== GIVEN TASK ==
Pictures in the data below are not part of the copy; transcribe everything else exactly.

== DATA SEGMENT ==
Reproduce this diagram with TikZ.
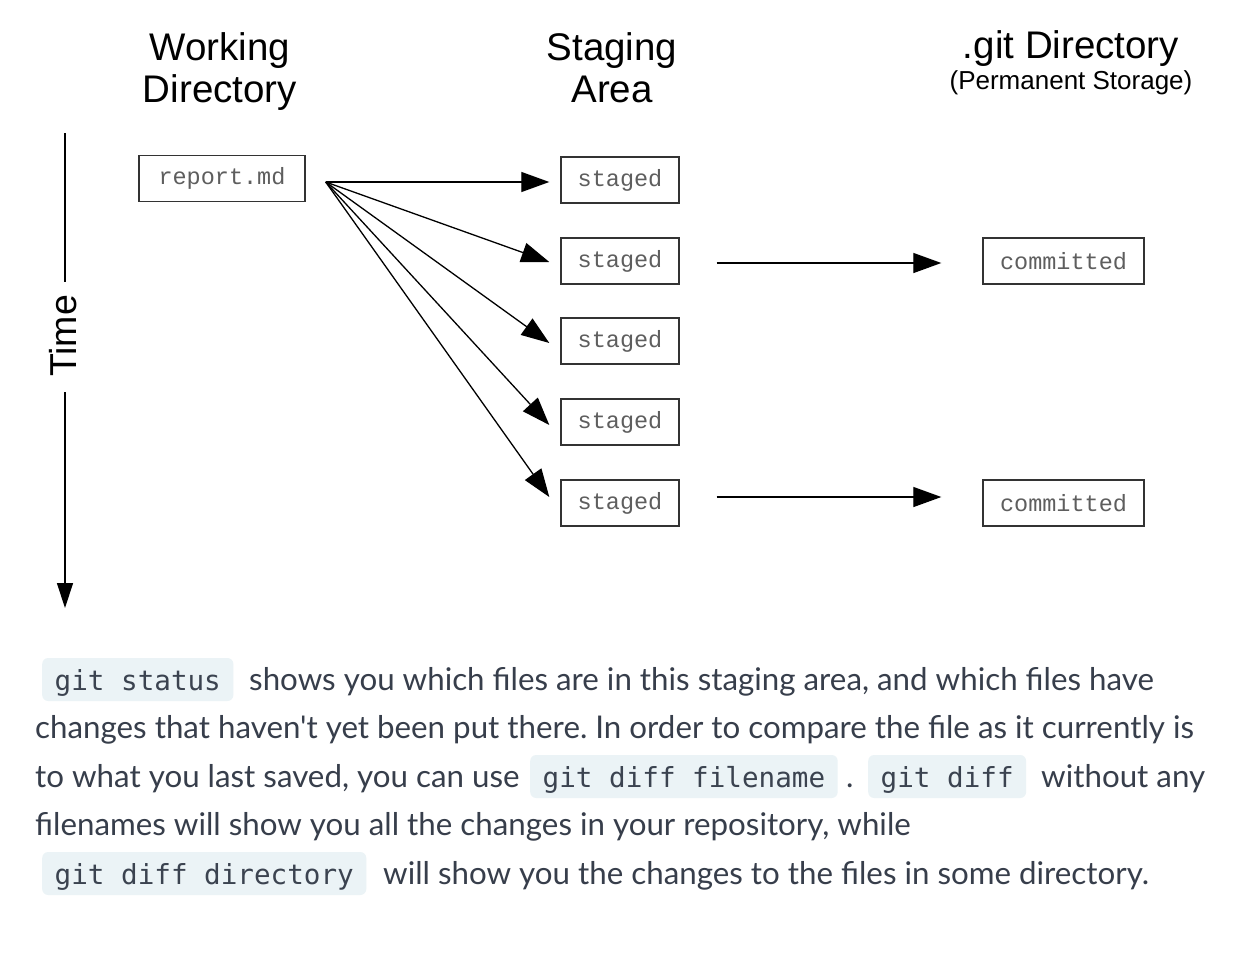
\documentclass[tikz,border=0pt]{standalone}
\usepackage{fontspec}
\setmainfont{Liberation Sans}
\newfontfamily\arialf{Liberation Sans}
\newfontfamily\courf{Liberation Mono}
\newfontfamily\codef{DejaVu Sans Mono}
\newfontfamily\latof{Lato}
\usetikzlibrary{arrows.meta}
\frenchspacing
\definecolor{boxline}{HTML}{333333}
\definecolor{boxtext}{HTML}{5E5E5E}
\definecolor{bodytext}{HTML}{373E4B}
\definecolor{codebg}{HTML}{EBF3F6}
\definecolor{codetext}{HTML}{3B4350}
\tikzset{
  filebox/.style={draw=boxline, line width=1.4pt, inner sep=0pt, text=boxtext,
    font=\courf\fontsize{23.5}{26}\selectfont, minimum height=46pt},
  head/.style={anchor=base, font=\arialf\fontsize{38.5}{42}\selectfont, inner sep=0pt},
  subhead/.style={anchor=base, font=\arialf\fontsize{26}{30}\selectfont, inner sep=0pt},
  arr/.style={line width=1.3pt, -{Triangle[length=28pt,width=20pt]}},
  body/.style={anchor=base west, inner sep=0pt, text=bodytext, font=\latof\fontsize{31.3}{36}\selectfont\frenchspacing},
  code/.style={anchor=base west, inner xsep=12.5pt, inner ysep=0pt, text height=32pt, text depth=11pt,
    fill=codebg, rounded corners=6pt, text=codetext, font=\codef\fontsize{27.6}{32}\selectfont}
}
\begin{document}
\begin{tikzpicture}[x=1pt,y=-1pt]
\useasboundingbox[fill=white] (0,0) rectangle (1246,962);
% headers
\node[head] (h1a) at (220,60) {Working};
\node[head] (h1b) at (220,102) {Directory};
\node[head] (h2a) at (612,60) {Staging};
\node[head] (h2b) at (612,102) {Area};
\node[head] (h3a) at (1071,58) {.git Directory};
\node[subhead] (h3b) at (1071,89) {(Permanent Storage)};
% time axis
\node[rotate=90, font=\arialf\fontsize{37.5}{40}\selectfont, inner sep=0pt] (time) at (63,336) {Time};
\coordinate (ttop) at (65,133);
\coordinate (tbot) at (65,608);
\draw[line width=1.3pt] (ttop) -- (ttop |- 0,282);
\draw[line width=1.3pt, -{Triangle[length=25pt,width=16pt]}] (tbot |- 0,392) -- (tbot);
% boxes
\node[filebox, minimum width=166pt] (rep) at (222,178.5) {report.md};
\node[filebox, minimum width=118pt] (s1) at (620,180) {staged};
\node[filebox, minimum width=118pt] (s2) at (620,261) {staged};
\node[filebox, minimum width=118pt] (s3) at (620,341) {staged};
\node[filebox, minimum width=118pt] (s4) at (620,422) {staged};
\node[filebox, minimum width=118pt] (s5) at (620,503) {staged};
\node[filebox, minimum width=161pt] (c1) at (1063.5,261) {committed};
\node[filebox, minimum width=161pt] (c2) at (1063.5,503) {committed};
% arrows
\coordinate (src) at ([xshift=20pt]rep.east |- 0,182);
\coordinate (t1) at ([xshift=-11pt]s1.west |- 0,182);
\coordinate (t2) at ([xshift=-11pt]s2.west |- 0,262);
\coordinate (t3) at ([xshift=-11pt]s3.west |- 0,343);
\coordinate (t4) at ([xshift=-11pt]s4.west |- 0,425);
\coordinate (t5) at ([xshift=-11pt]s5.west |- 0,497);
\foreach \t in {t1,t2,t3,t4,t5} \draw[arr] (src) -- (\t);
\draw[arr, shorten <=37pt, shorten >=41pt] (s2.east |- 0,263) -- (c1.west |- 0,263);
\draw[arr, shorten <=37pt, shorten >=41pt] (s5.east |- 0,497) -- (c2.west |- 0,497);
% paragraph
\node[code] (k1) at (42,690) {git status};
\node[body] (l1) at (249,690) {shows you which files are in this staging area, and which files have};
\node[body] (l2) at (35,738.5) {changes that haven't yet been put there. In order to compare the file as it currently is};
\node[body] (l3a) at (35,787) {to what you last saved, you can use};
\node[code] (k2) at (530,787) {git diff filename};
\node[body] (l3b) at (846,787) {.};
\node[code] (k3) at (868,787) {git diff};
\node[body] (l3c) at (1041,787) {without any};
\node[body] (l4) at (35,835.5) {filenames will show you all the changes in your repository, while};
\node[code] (k4) at (42,884) {git diff directory};
\node[body] (l5) at (383,884) {will show you the changes to the files in some directory.};
\end{tikzpicture}
\end{document}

== THE OUTPUT ==
Reproduce this diagram with TikZ.
\documentclass[tikz,border=0pt]{standalone}
\usepackage{fontspec}
\setmainfont{Liberation Sans}
\newfontfamily\arialf{Liberation Sans}
\newfontfamily\courf{Liberation Mono}
\newfontfamily\codef{DejaVu Sans Mono}
\newfontfamily\latof{Lato}
\usetikzlibrary{arrows.meta}
\frenchspacing
\definecolor{boxline}{HTML}{333333}
\definecolor{boxtext}{HTML}{5E5E5E}
\definecolor{bodytext}{HTML}{373E4B}
\definecolor{codebg}{HTML}{EBF3F6}
\definecolor{codetext}{HTML}{3B4350}
\tikzset{
  filebox/.style={draw=boxline, line width=1.4pt, inner sep=0pt, text=boxtext,
    font=\courf\fontsize{23.5}{26}\selectfont, minimum height=46pt},
  head/.style={anchor=base, font=\arialf\fontsize{38.5}{42}\selectfont, inner sep=0pt},
  subhead/.style={anchor=base, font=\arialf\fontsize{26}{30}\selectfont, inner sep=0pt},
  arr/.style={line width=1.3pt, -{Triangle[length=28pt,width=20pt]}},
  body/.style={anchor=base west, inner sep=0pt, text=bodytext, font=\latof\fontsize{31.3}{36}\selectfont\frenchspacing},
  code/.style={anchor=base west, inner xsep=12.5pt, inner ysep=0pt, text height=32pt, text depth=11pt,
    fill=codebg, rounded corners=6pt, text=codetext, font=\codef\fontsize{27.6}{32}\selectfont}
}
\begin{document}
\begin{tikzpicture}[x=1pt,y=-1pt]
\useasboundingbox[fill=white] (0,0) rectangle (1246,962);
% headers
\node[head] (h1a) at (220,60) {Working};
\node[head] (h1b) at (220,102) {Directory};
\node[head] (h2a) at (612,60) {Staging};
\node[head] (h2b) at (612,102) {Area};
\node[head] (h3a) at (1071,58) {.git Directory};
\node[subhead] (h3b) at (1071,89) {(Permanent Storage)};
% time axis
\node[rotate=90, font=\arialf\fontsize{37.5}{40}\selectfont, inner sep=0pt] (time) at (63,336) {Time};
\coordinate (ttop) at (65,133);
\coordinate (tbot) at (65,608);
\draw[line width=1.3pt] (ttop) -- (ttop |- 0,282);
\draw[line width=1.3pt, -{Triangle[length=25pt,width=16pt]}] (tbot |- 0,392) -- (tbot);
% boxes
\node[filebox, minimum width=166pt] (rep) at (222,178.5) {report.md};
\node[filebox, minimum width=118pt] (s1) at (620,180) {staged};
\node[filebox, minimum width=118pt] (s2) at (620,261) {staged};
\node[filebox, minimum width=118pt] (s3) at (620,341) {staged};
\node[filebox, minimum width=118pt] (s4) at (620,422) {staged};
\node[filebox, minimum width=118pt] (s5) at (620,503) {staged};
\node[filebox, minimum width=161pt] (c1) at (1063.5,261) {committed};
\node[filebox, minimum width=161pt] (c2) at (1063.5,503) {committed};
% arrows
\coordinate (src) at ([xshift=20pt]rep.east |- 0,182);
\coordinate (t1) at ([xshift=-11pt]s1.west |- 0,182);
\coordinate (t2) at ([xshift=-11pt]s2.west |- 0,262);
\coordinate (t3) at ([xshift=-11pt]s3.west |- 0,343);
\coordinate (t4) at ([xshift=-11pt]s4.west |- 0,425);
\coordinate (t5) at ([xshift=-11pt]s5.west |- 0,497);
\foreach \t in {t1,t2,t3,t4,t5} \draw[arr] (src) -- (\t);
\draw[arr, shorten <=37pt, shorten >=41pt] (s2.east |- 0,263) -- (c1.west |- 0,263);
\draw[arr, shorten <=37pt, shorten >=41pt] (s5.east |- 0,497) -- (c2.west |- 0,497);
% paragraph
\node[code] (k1) at (42,690) {git status};
\node[body] (l1) at (249,690) {shows you which files are in this staging area, and which files have};
\node[body] (l2) at (35,738.5) {changes that haven't yet been put there. In order to compare the file as it currently is};
\node[body] (l3a) at (35,787) {to what you last saved, you can use};
\node[code] (k2) at (530,787) {git diff filename};
\node[body] (l3b) at (846,787) {.};
\node[code] (k3) at (868,787) {git diff};
\node[body] (l3c) at (1041,787) {without any};
\node[body] (l4) at (35,835.5) {filenames will show you all the changes in your repository, while};
\node[code] (k4) at (42,884) {git diff directory};
\node[body] (l5) at (383,884) {will show you the changes to the files in some directory.};
\end{tikzpicture}
\end{document}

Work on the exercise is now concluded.